The Midnight's Growing Cult Following Embraces Its House of Blues Performance

click to enlarge The Midnight's Growing Cult Following Embraces Its House of Blues Performance
Julia Charvat
The House of Blues stage glowed with hazmat-green airport runway lights as the Midnight — duo Jamison Tyler Lyle and Tim Daniel McEwan — began its set last night with its latest single “America Online,” a song that features a robotic hollow pulse that asks, “Are we all one beating heart?” Lyle stood at the mic with tousled blonde hair, singing “Lost Boy,” looking like he was fresh from a trip to the beach. McEwan was the smiley all-American boy, living out his drum machine fantasies, his enthusiasm making him the default hype man.

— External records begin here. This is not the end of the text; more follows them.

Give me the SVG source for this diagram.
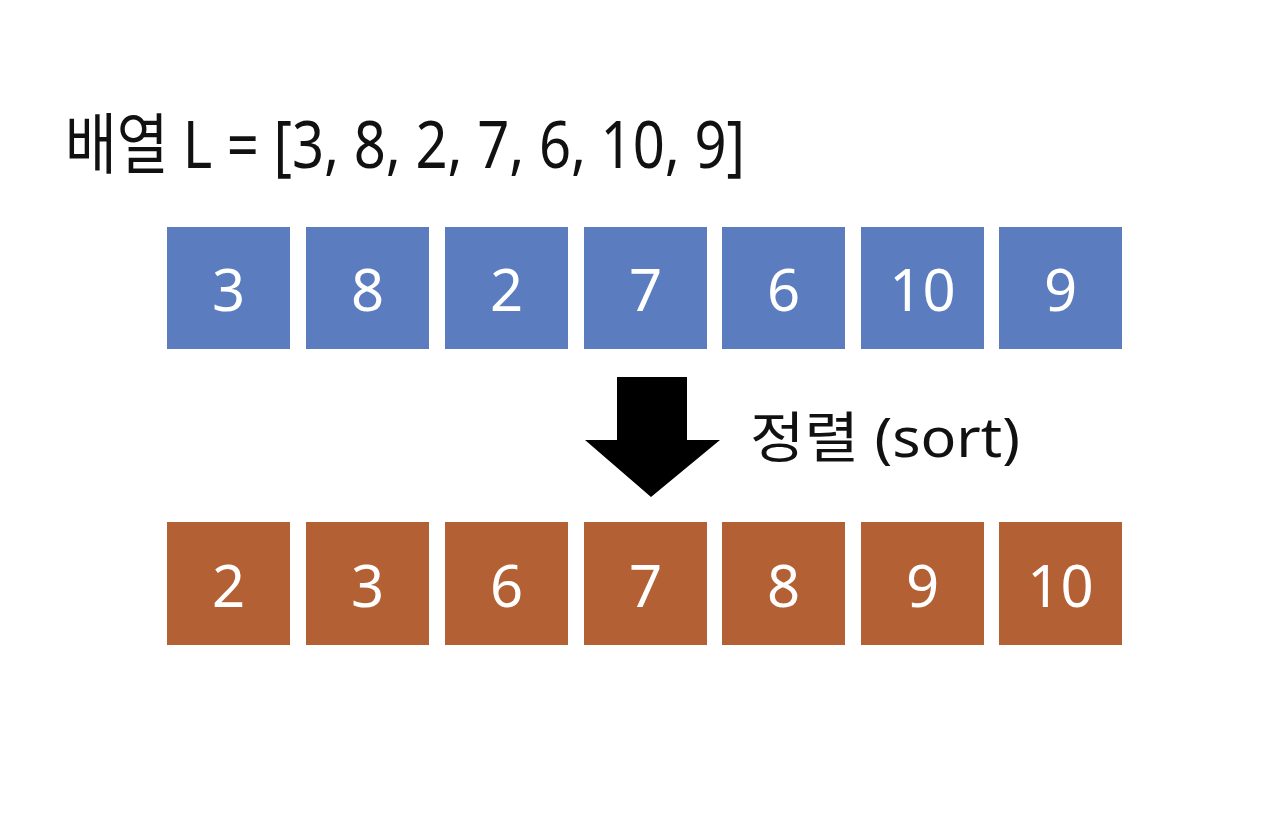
<svg xmlns="http://www.w3.org/2000/svg" width="1284" height="836" viewBox="0 0 1284 836">
<style>
.t{font-family:"Noto Sans","Noto Sans CJK KR","Liberation Sans",sans-serif;fill:#111}
.b{fill:#5b7dbf}
.o{fill:#b36134}
.n{font-family:"Noto Sans","Liberation Sans",sans-serif;font-size:58px;fill:#fff;text-anchor:middle}
</style>
<rect width="1284" height="836" fill="#fff"/>
<g id="title"><text class="t" x="65" y="168" font-size="66" textLength="680" lengthAdjust="spacingAndGlyphs">배열 L = [3, 8, 2, 7, 6, 10, 9]</text></g>
<g id="top-row">
<g id="t1"><rect class="b" x="167" y="227" width="123" height="122"/><text class="n" x="228.5" y="311">3</text></g>
<g id="t2"><rect class="b" x="306" y="227" width="123" height="122"/><text class="n" x="367.5" y="311">8</text></g>
<g id="t3"><rect class="b" x="445" y="227" width="123" height="122"/><text class="n" x="506.5" y="311">2</text></g>
<g id="t4"><rect class="b" x="584" y="227" width="123" height="122"/><text class="n" x="645.5" y="311">7</text></g>
<g id="t5"><rect class="b" x="722" y="227" width="123" height="122"/><text class="n" x="783.5" y="311">6</text></g>
<g id="t6"><rect class="b" x="861" y="227" width="123" height="122"/><text class="n" x="922.5" y="311">10</text></g>
<g id="t7"><rect class="b" x="999" y="227" width="123" height="122"/><text class="n" x="1060.5" y="311">9</text></g>
</g>
<g id="connectors">
<polygon points="617,377 687,377 687,440 720,440 651,497 585,440 617,440" fill="#000"/>
</g>
<g id="sort-label"><text class="t" x="750" y="457" font-size="55" textLength="270" lengthAdjust="spacingAndGlyphs">정렬 (sort)</text></g>
<g id="bottom-row">
<g id="b1"><rect class="o" x="167" y="522" width="123" height="123"/><text class="n" x="228.5" y="607">2</text></g>
<g id="b2"><rect class="o" x="306" y="522" width="123" height="123"/><text class="n" x="367.5" y="607">3</text></g>
<g id="b3"><rect class="o" x="445" y="522" width="123" height="123"/><text class="n" x="506.5" y="607">6</text></g>
<g id="b4"><rect class="o" x="584" y="522" width="123" height="123"/><text class="n" x="645.5" y="607">7</text></g>
<g id="b5"><rect class="o" x="722" y="522" width="123" height="123"/><text class="n" x="783.5" y="607">8</text></g>
<g id="b6"><rect class="o" x="861" y="522" width="123" height="123"/><text class="n" x="922.5" y="607">9</text></g>
<g id="b7"><rect class="o" x="999" y="522" width="123" height="123"/><text class="n" x="1060.5" y="607">10</text></g>
</g>
</svg>
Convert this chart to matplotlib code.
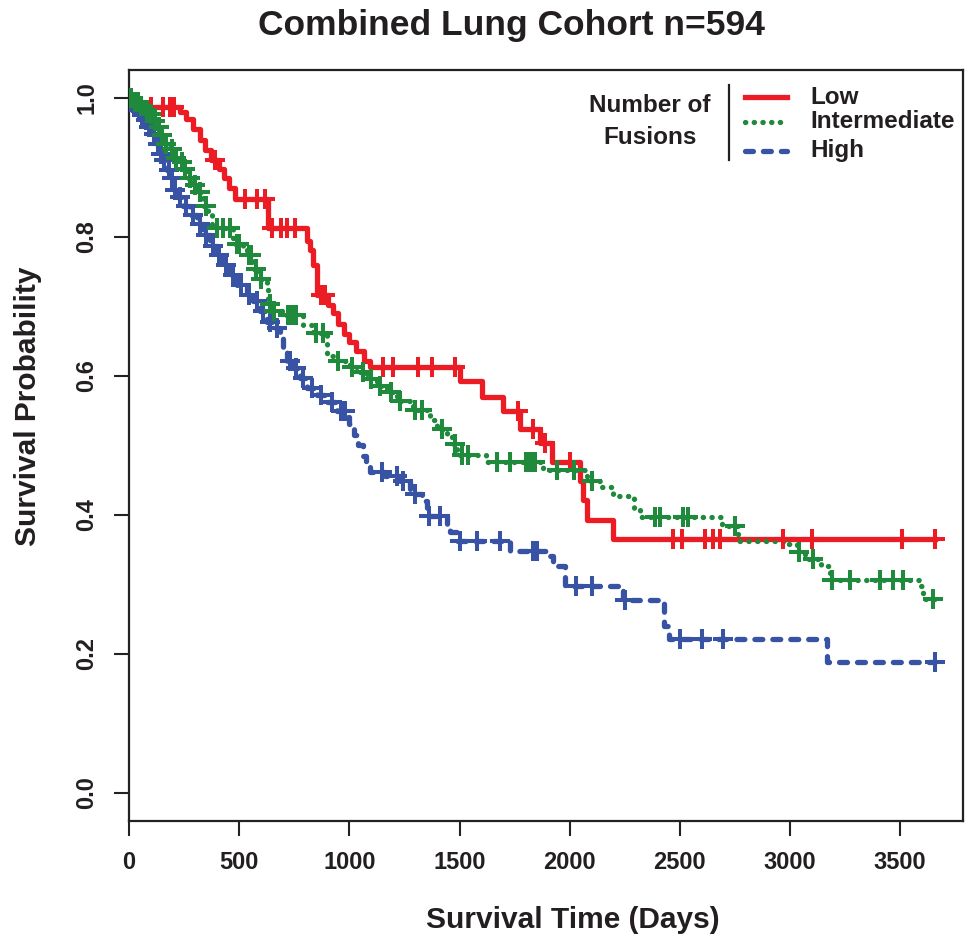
import numpy as np
import matplotlib
matplotlib.use("Agg")
import matplotlib.pyplot as plt
from matplotlib.lines import Line2D

# ---------------- data ----------------
groups = ["Low", "Intermediate", "High"]

low_time = [0, 30, 70, 231, 260, 290, 320, 345, 370, 410, 430, 455, 480, 631, 808, 821,
            835, 853, 905, 925, 950, 975, 1000, 1030, 1065, 1095, 1502, 1600, 1697, 1774,
            1865, 1919, 2046, 2060, 2078, 2196]
low_surv = [1.0, 0.993, 0.987, 0.980, 0.970, 0.955, 0.940, 0.925, 0.910, 0.897, 0.885,
            0.870, 0.854, 0.813, 0.794, 0.781, 0.760, 0.717, 0.702, 0.690, 0.675, 0.660,
            0.648, 0.636, 0.622, 0.613, 0.592, 0.570, 0.549, 0.524, 0.503, 0.476, 0.449,
            0.421, 0.392, 0.365]
low_censor = [100, 154, 185, 205, 390, 526, 581, 617, 650, 690, 717, 753, 870, 890, 1152,
              1198, 1311, 1375, 1479, 1765, 1833, 1887, 2001, 2468, 2509, 2613, 2650, 2681,
              2967, 3099, 3507, 3657]
low_end = 3660

int_time = [0, 15, 50, 70, 95, 110, 127, 141, 163, 186, 209, 231, 245, 263, 290, 309, 336,
            358, 377, 472, 517, 535, 563, 594, 626, 631, 653, 699, 789, 835, 898, 944, 1003,
            1048, 1080, 1125, 1171, 1216, 1289, 1366, 1397, 1443, 1465, 1488, 1620, 1878,
            2078, 2137, 2196, 2290, 2318, 2690, 2763, 2976, 3030, 3070, 3140, 3180, 3589,
            3602]
int_surv = [1.0, 0.994, 0.988, 0.982, 0.976, 0.967, 0.958, 0.946, 0.933, 0.926, 0.914,
            0.907, 0.897, 0.885, 0.875, 0.864, 0.845, 0.832, 0.813, 0.789, 0.781, 0.774,
            0.753, 0.740, 0.726, 0.704, 0.694, 0.687, 0.673, 0.661, 0.629, 0.622, 0.613,
            0.606, 0.596, 0.586, 0.577, 0.564, 0.551, 0.536, 0.524, 0.517, 0.502, 0.486,
            0.476, 0.464, 0.449, 0.440, 0.427, 0.408, 0.3965, 0.384, 0.363, 0.358, 0.346,
            0.336, 0.326, 0.307, 0.297, 0.2785]
int_censor = [10, 25, 40, 55, 80, 100, 120, 135, 150, 170, 195, 215, 240, 255, 275, 300,
              320, 350, 399, 426, 458, 490, 500, 545, 555, 575, 600, 640, 660, 720, 740,
              760, 850, 880, 950, 1010, 1060, 1100, 1140, 1190, 1230, 1300, 1330, 1420,
              1480, 1510, 1540, 1670, 1729, 1800, 1819, 1830, 1842, 1942, 2020, 2100, 2386,
              2409, 2514, 2536, 2749, 3040, 3103, 3190, 3271, 3407, 3466, 3512, 3648]
int_end = 3660

high_time = [0, 15, 36, 50, 64, 85, 109, 127, 141, 154, 172, 186, 200, 218, 245, 277, 309,
             336, 367, 399, 426, 458, 490, 535, 563, 594, 626, 653, 685, 699, 717, 744, 776,
             808, 853, 898, 944, 989, 1000, 1020, 1040, 1060, 1075, 1095, 1160, 1230, 1275,
             1329, 1352, 1443, 1456, 1488, 1729, 1910, 1924, 1978, 2241, 2427, 2450, 3167]
high_surv = [1.0, 0.993, 0.982, 0.975, 0.968, 0.958, 0.948, 0.933, 0.919, 0.910, 0.896,
             0.885, 0.867, 0.857, 0.845, 0.832, 0.818, 0.803, 0.787, 0.774, 0.760, 0.745,
             0.730, 0.716, 0.707, 0.693, 0.678, 0.669, 0.654, 0.636, 0.621, 0.611, 0.597,
             0.582, 0.572, 0.563, 0.549, 0.541, 0.530, 0.515, 0.500, 0.485, 0.470, 0.462,
             0.456, 0.449, 0.430, 0.420, 0.398, 0.384, 0.376, 0.362, 0.348, 0.341, 0.326,
             0.297, 0.278, 0.240, 0.2207, 0.189]
high_censor = [5, 20, 30, 45, 60, 75, 90, 100, 115, 130, 145, 160, 180, 195, 210, 230, 260,
               290, 320, 350, 380, 410, 440, 470, 510, 545, 580, 610, 640, 670, 730, 760,
               790, 830, 870, 920, 960, 980, 1150, 1216, 1243, 1300, 1360, 1411, 1500, 1579,
               1683, 1833, 1850, 2030, 2100, 2250, 2500, 2600, 2695, 3657]
high_end = 3660

x_ticks = [0, 500, 1000, 1500, 2000, 2500, 3000, 3500]
y_ticks = [0.0, 0.2, 0.4, 0.6, 0.8, 1.0]

# ---------------- styling ----------------
W, H = 966, 940
FONT = "Liberation Sans"
plt.rcParams["font.family"] = [FONT, "DejaVu Sans"]
plt.rcParams["font.weight"] = "bold"

RED = "#EC1C24"
GREEN = "#1F8A3C"
BLUE = "#3953A4"
LW = 3.8

fig = plt.figure(figsize=(W / 100, H / 100), dpi=100)
ax = fig.add_axes([129 / W, 1 - 820.7 / H, (963 - 129) / W, (820.7 - 70) / H])

def px(x, y):
    return x / W, 1 - y / H

styles = {
    "Low": dict(color=RED, linestyle="-"),
    "Intermediate": dict(color=GREEN, linestyle=(0, (0.05, 1.6)), dash_capstyle="round"),
    "High": dict(color=BLUE, linestyle=(0, (1.5, 1.9)), dash_capstyle="round"),
}

series = {
    "Low": (low_time, low_surv, low_censor, low_end),
    "Intermediate": (int_time, int_surv, int_censor, int_end),
    "High": (high_time, high_surv, high_censor, high_end),
}

for name in ["Low", "High", "Intermediate"]:
    t, s, cens, end = series[name]
    t = np.asarray(t, float)
    s = np.asarray(s, float)
    tt = np.append(t, end)
    ss = np.append(s, s[-1])
    st = styles[name]
    ax.step(tt, ss, where="post", lw=LW, zorder=3, **st)
    c = np.asarray(cens, float)
    idx = np.searchsorted(t, c, side="right") - 1
    ax.plot(c, s[idx], linestyle="none", marker="+", ms=15, mew=2.9,
            color=st["color"], zorder=4)

ax.set_xlim(0, 3785)
ax.set_ylim(-0.04, 1.04)
ax.set_xticks(x_ticks)
ax.set_xticklabels([str(v) for v in x_ticks])
ax.set_yticks(y_ticks)
ax.set_yticklabels([f"{v:.1f}" for v in y_ticks], rotation=90, va="center")
for lab in ax.get_xticklabels() + ax.get_yticklabels():
    lab.set_fontsize(17)
    lab.set_fontweight("bold")
    lab.set_color("#231F20")
ax.tick_params(axis="both", direction="out", length=11, width=1.5, color="#222222")
ax.tick_params(axis="x", pad=11)
ax.tick_params(axis="y", pad=11)
for sp in ax.spines.values():
    sp.set_linewidth(1.6)
    sp.set_color("#222222")

# titles and axis labels
fig.text(*px(512, 26), "Combined Lung Cohort n=594", ha="center", va="center",
         fontsize=25.5, fontweight="bold", color="#231F20")
fig.text(*px(573, 920), "Survival Time (Days)", ha="center", va="center",
         fontsize=21.5, fontweight="bold", color="#231F20")
fig.text(*px(28, 406), "Survival Probability", ha="center", va="center", rotation=90,
         fontsize=21.5, fontweight="bold", color="#231F20")

# legend (drawn manually like the R legend)
fig.text(*px(650, 106), "Number of", ha="center", va="center", fontsize=17.5,
         fontweight="bold", color="#231F20")
fig.text(*px(650, 137), "Fusions", ha="center", va="center", fontsize=17.5,
         fontweight="bold", color="#231F20")
x0, y0 = px(729, 85)
x1, y1 = px(729, 160)
fig.add_artist(Line2D([x0, x1], [y0, y1], transform=fig.transFigure, color="#231F20", lw=1.6))
leg_y = [97, 122, 151]
for name, yy in zip(groups, leg_y):
    a, b = px(745, yy)
    c, d = px(787, yy)
    st = styles[name]
    fig.add_artist(Line2D([a, c], [b, d], transform=fig.transFigure, lw=LW, **st))
    fig.text(*px(810, yy), name, ha="left", va="center", fontsize=17.5,
             fontweight="bold", color="#231F20")

fig.savefig("out.png", dpi=100)
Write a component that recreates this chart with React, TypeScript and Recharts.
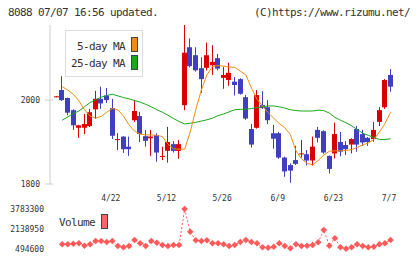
import React from 'react';
import { ComposedChart, Bar, Line, XAxis, YAxis } from 'recharts';

const MONO = '"DejaVu Sans Mono", monospace';
const UP = '#d80000';
const DOWN = '#3f3fbf';
const MA5_COLOR = '#f08c14';
const MA25_COLOR = '#18a818';
const VOL_COLOR = '#ff5a5a';
const AXIS = '#cccccc';
const INK = '#333333';

// daily prices, oldest first (last bar is 7/7)
const opens = [
  2008, 2024, 2005, 1976, 1934, 1934, 1938, 1978, 2003, 2011,
  1981, 1906, 1913, 1889, 1952, 1962, 1914, 1909, 1917, 1866,
  1879, 1895, 1879, 1988, 2126, 2107, 2076, 2077, 2083, 2100,
  2053, 2048, 2044, 2050, 2007, 1931, 1934, 1988, 1983, 1921,
  1921, 1863, 1845, 1857, 1872, 1871, 1856, 1929, 1926, 1867,
  1873, 1900, 1893, 1894, 1931, 1919, 1910, 1907, 1948, 1983,
  2060,
];
const highs = [
  2010, 2057, 2006, 1978, 1941, 1967, 1979, 2022, 2032, 2029,
  2003, 1921, 1914, 1913, 2000, 1972, 1929, 1929, 1921, 1889,
  1936, 1902, 1905, 2179, 2147, 2126, 2102, 2137, 2131, 2110,
  2079, 2089, 2055, 2052, 2012, 1943, 2024, 2021, 2000, 1941,
  1924, 1865, 1849, 1891, 1905, 1881, 1913, 1936, 1928, 1868,
  1946, 1924, 1902, 1909, 1938, 1929, 1912, 1948, 1983, 2050,
  2074,
];
const lows = [
  2007, 1998, 1964, 1929, 1910, 1919, 1936, 1955, 1979, 1993,
  1907, 1881, 1874, 1867, 1948, 1900, 1889, 1867, 1853, 1857,
  1851, 1875, 1860, 1976, 2078, 2068, 2017, 2071, 2060, 2071,
  2027, 2034, 2011, 2013, 1953, 1887, 1932, 1979, 1943, 1884,
  1860, 1817, 1803, 1845, 1863, 1844, 1844, 1899, 1872, 1825,
  1861, 1866, 1869, 1873, 1877, 1891, 1891, 1901, 1938, 1979,
  2020,
];
const closes = [
  2009, 2000, 1970, 1940, 1940, 1943, 1971, 2003, 1992, 2000,
  1915, 1907, 1883, 1883, 1974, 1919, 1903, 1913, 1875, 1867,
  1900, 1879, 1895, 2113, 2081, 2071, 2050, 2107, 2091, 2075,
  2060, 2065, 2036, 2015, 1956, 1894, 2012, 1981, 1952, 1908,
  1863, 1830, 1832, 1848, 1873, 1856, 1889, 1910, 1875, 1836,
  1919, 1877, 1883, 1907, 1894, 1899, 1900, 1929, 1976, 2048,
  2032,
];
const ma5 = [
  null, 2032, 2024, 2014, 1998, 1977, 1962, 1957, 1961, 1971,
  1980, 1977, 1962, 1941, 1926, 1919, 1917, 1917, 1916, 1913,
  1895, 1884, 1883, 1883, 1924, 1977, 2024, 2060, 2080, 2082,
  2081, 2079, 2078, 2069, 2060, 2029, 2002, 1986, 1970, 1957,
  1944, 1934, 1918, 1879, 1860, 1849, 1846, 1856, 1869, 1878,
  1879, 1879, 1880, 1882, 1887, 1893, 1898, 1906, 1924, 1944,
  1971,
];
const ma25 = [
  null, 1952, 1960, 1968, 1974, 1984, 1994, 2001, 2007, 2011,
  2014, 2010, 2006, 2003, 1999, 1995, 1990, 1984, 1977, 1971,
  1964, 1956, 1949, 1943, 1945, 1947, 1950, 1953, 1957, 1963,
  1967, 1972, 1977, 1978, 1978, 1980, 1982, 1984, 1986, 1986,
  1984, 1981, 1977, 1975, 1974, 1974, 1974, 1976, 1975, 1969,
  1959, 1952, 1946, 1939, 1930, 1921, 1916, 1911, 1906, 1906,
  1908,
];
const volumes = [
  null, 859000, 859000, 909000, 942000, 743000, 859000, 1133000, 1133000, 1050000,
  1133000, 718000, 611000, 718000, 1215000, 942000, 718000, 1133000, 992000, 801000,
  718000, 801000, 801000, 3783300, 1903000, 1190000, 1133000, 1190000, 942000, 942000,
  859000, 718000, 801000, 1050000, 1215000, 1050000, 942000, 611000, 577000, 660000,
  942000, 718000, 528000, 859000, 718000, 743000, 801000, 1025000, 2044000, 743000,
  1356000, 611000, 494600, 611000, 859000, 718000, 611000, 660000, 859000, 942000,
  1215000,
];

const dateTickIdx = [10, 20, 30, 40, 50, 60];
const dateTickLabels = ['4/22', '5/12', '5/26', '6/9', '6/23', '7/7'];
const gridTicks = [-1.2, 4.6, 10.4, 16.2, 22, 27.8, 33.6, 39.4, 45.2, 51, 56.8, 62.6];
const priceTicks = [1800, 2000];
const volumeTicks = [494600, 2138950, 3783300];

const X_DOMAIN: [number, number] = [-1.2, 62.6];

const rows = closes.map((c, i) => ({
  i,
  open: opens[i],
  high: highs[i],
  low: lows[i],
  close: c,
  range: [lows[i], highs[i]],
  ma5: ma5[i],
  ma25: ma25[i],
  vol: volumes[i],
}));

const Candle = (props: any) => {
  const { x, y, width, height, payload } = props;
  if (x == null || y == null) return null;
  const { open, close, high, low } = payload;
  const k = height / (high - low || 1);
  const py = (v: number) => y + (high - v) * k;
  const color = close >= open ? UP : DOWN;
  const left = Math.round(x);
  const cx = left + 2.5;
  const top = py(Math.max(open, close));
  const bodyH = Math.max(1, Math.abs(py(open) - py(close)));
  return (
    <g>
      <line x1={cx} x2={cx} y1={y} y2={y + height} stroke={color} strokeWidth={1} />
      <rect x={left} y={top} width={width} height={bodyH} fill={color} />
    </g>
  );
};

const Diamond = (props: any) => {
  const { cx, cy, index } = props;
  if (cx == null || cy == null) return <g key={index} />;
  const r = 3.3;
  return (
    <polygon
      key={index}
      points={`${cx},${cy - r} ${cx + r},${cy} ${cx},${cy + r} ${cx - r},${cy}`}
      fill={VOL_COLOR}
    />
  );
};

const DateTick = (props: any) => {
  const { x, y, payload } = props;
  const at = dateTickIdx.indexOf(payload.value);
  return (
    <text x={x - 1.5} y={y + 17} textAnchor="middle" fontFamily={MONO} fontSize={8} fill={INK}>
      {at >= 0 ? dateTickLabels[at] : ''}
    </text>
  );
};

const GridTick = (props: any) => {
  const { x, y } = props;
  return <line x1={x} x2={x} y1={y - 3} y2={y + 6} stroke={AXIS} strokeWidth={1} />;
};

const PriceTick = (props: any) => {
  const { x, y, payload } = props;
  return (
    <g>
      <line x1={x - 5} x2={x + 3} y1={y} y2={y} stroke={AXIS} strokeWidth={1} />
      <text x={x - 10} y={y + 3} textAnchor="end" fontFamily={MONO} fontSize={8} fill={INK}>
        {payload.value}
      </text>
    </g>
  );
};

const VolumeTick = (props: any) => {
  const { x, y, payload } = props;
  return (
    <text x={x - 6} y={y + 3} textAnchor="end" fontFamily={MONO} fontSize={8} fill={INK}>
      {payload.value}
    </text>
  );
};

const label: React.CSSProperties = {
  position: 'absolute',
  fontFamily: MONO,
  fontSize: 11,
  letterSpacing: -0.62,
  lineHeight: '11px',
  color: INK,
  whiteSpace: 'nowrap',
};

const swatch = (fill: string): React.CSSProperties => ({
  position: 'absolute',
  width: 7,
  height: 15,
  boxSizing: 'border-box',
  border: '1px solid #444',
  background: fill,
});

export default function App() {
  return (
    <div style={{ position: 'absolute', left: 0, top: 0, width: 420, height: 259, background: '#fff', overflow: 'hidden' }}>
      <div style={{ ...label, left: 8, top: 7 }}>8088 07/07 16:56 updated.</div>
      <div style={{ ...label, right: 10, top: 7 }}>(C)https://www.rizumu.net/</div>

      <div style={{ position: 'absolute', left: 0, top: 0 }}>
        <ComposedChart width={420} height={210} data={rows} margin={{ top: 25, right: 15, bottom: 0, left: 0 }}>
          {/* short tick marks crossing the bottom axis */}
          <XAxis
            xAxisId="grid"
            dataKey="i"
            type="number"
            domain={X_DOMAIN}
            ticks={gridTicks}
            interval={0}
            height={0}
            axisLine={{ stroke: AXIS }}
            tickLine={false}
            tickSize={0}
            tickMargin={0}
            tick={<GridTick />}
          />
          {/* date labels, one every ten sessions */}
          <XAxis
            dataKey="i"
            type="number"
            domain={X_DOMAIN}
            ticks={dateTickIdx}
            interval={0}
            height={26}
            axisLine={false}
            tickLine={false}
            tickSize={0}
            tickMargin={0}
            tick={<DateTick />}
          />
          <YAxis
            type="number"
            domain={[1800, 2179]}
            ticks={priceTicks}
            interval={0}
            width={50}
            axisLine={{ stroke: AXIS }}
            tickLine={false}
            tickSize={0}
            tickMargin={0}
            tick={<PriceTick />}
          />
          <Bar dataKey="range" barSize={5} shape={<Candle />} isAnimationActive={false} />
          <Line dataKey="ma25" type="linear" stroke={MA25_COLOR} strokeWidth={1} dot={false} isAnimationActive={false} />
          <Line dataKey="ma5" type="linear" stroke={MA5_COLOR} strokeWidth={1} dot={false} isAnimationActive={false} />
        </ComposedChart>
      </div>

      <div
        style={{
          position: 'absolute',
          left: 65,
          top: 30,
          width: 78,
          height: 47,
          boxSizing: 'border-box',
          border: '1px solid #dddddd',
          background: '#fff',
        }}
      >
        <div style={{ ...label, right: 17, top: 9.5 }}>5-day MA</div>
        <div style={{ ...swatch(MA5_COLOR), left: 65, top: 6.3 }} />
        <div style={{ ...label, right: 17, top: 27 }}>25-day MA</div>
        <div style={{ ...swatch(MA25_COLOR), left: 65, top: 23.5 }} />
      </div>

      <div style={{ position: 'absolute', left: 0, top: 190 }}>
        <ComposedChart width={420} height={69} data={rows} margin={{ top: 19, right: 15, bottom: 10.3, left: 0 }}>
          <XAxis dataKey="i" type="number" domain={X_DOMAIN} hide />
          <YAxis
            type="number"
            domain={[494600, 3783300]}
            ticks={volumeTicks}
            interval={0}
            width={50}
            axisLine={false}
            tickLine={false}
            tickSize={0}
            tickMargin={0}
            tick={<VolumeTick />}
          />
          <Line
            dataKey="vol"
            type="linear"
            stroke={VOL_COLOR}
            strokeWidth={1}
            strokeDasharray="2 2"
            dot={<Diamond />}
            isAnimationActive={false}
          />
        </ComposedChart>
      </div>

      <div style={{ ...label, left: 59, top: 217 }}>Volume</div>
      <div style={{ ...swatch('#ff6464'), left: 101, top: 214 }} />
    </div>
  );
}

Guest saxophonist Jesse Molloy made a dramatic entrance during “Gloria,” and fans went completely bananas for the first of his many solos of the night. For a full minute, all eyes were on Molloy as he blew everyone away. The trio pushed the pedal faster, speeding us into the nostalgia-thick “Days of Thunder,” which morphed seamlessly into a cover of the quintessential summer fling heartbreak anthem, Don Henley’s “Boys of Summer.” Fans were now fully immersed in the endless summer, coming together as one dancing organism, in a personal back to the future. Fans were dressed in acid washed denim, sweatbands and sunglasses, enhancing the feeling we were all in a “Black Mirror” San Junipero-type simulation, not in the present, not in the past, not in the future, but coasting along a frequency that defied time or era.

The instrumental “Nocturnal” was reminiscent of composer Cliff Martinez, the composer for Nicolas Winding Refn’s cult thriller Drive. Lyle and McEwan were inspired by the Drive soundtrack to form the Midnight back in 2012, and it’s impossible not to picture yourself as Ryan Gosling racing along the L.A. streets while experiencing songs like “Collateral,” “Shadows,” “Crystalline” and fan favorites “Jason” and “The Comeback Kid.” The Midnight has a growing cult following of its own, proven with one glance around the room to see most of the crowd singing along to every lyric.

Molloy went peak Kenny G during “Vampires,” entering the floor of the cheering crowd while playing his sax, then disappearing only to hilariously return with a Kool-Aid man blast back to the stage, blowing his face off into his sax. Lyle prefaced “America 2” by saying it’s a song about living in modern day America, with all its frustrations and heartache. The emotions ran high during “Los Angeles” which played out like a sorrowful love letter to the City of Angels.

Synthwave resonates with so many who grew up in the ‘80s and ‘90s because it’s collaged with hints of music we were forced to listen to on road trips with our parents, trapped in the backseats of cars, buckled in and safe. We crave that safety, the feeling of crawling into our Transformer slumber bags at a sleepover, of watching “Gleaming the Cube” on our best friend’s brothers VHS tape for the umpteenth time. We’re chasing that thrill of meeting up with your middle school crush at the local arcade and staring at him from across the room as he leans against a Ms. Pac-Man machine, pretending not to notice you noticing him. The Midnight consistently injects this comfort high into its fans with video game noises and over-the-top saxophone solos. The resulting sound could be a cheesy campfest except that the music is so good, and the feeling it delivers is so satisfying you unwittingly sink into the warm leather bucket seats of the sonic DeLorean.

The encore began with “Lost and Found,” a track Lyle said is about mutual healing, sweetly saying, “If you need this song, it’s yours.” The Midnight closed its set with “Sunset,” the perfect finale full of heart and hope and a healthy dose of saxophone, the would-be soundtrack to a John Hughes movie set in space, which is the meat and bones of the Midnight, allowing you to remember the past just a little shiner than it actually happened, to enjoy the now and to anticipate the future with faith instead of fear.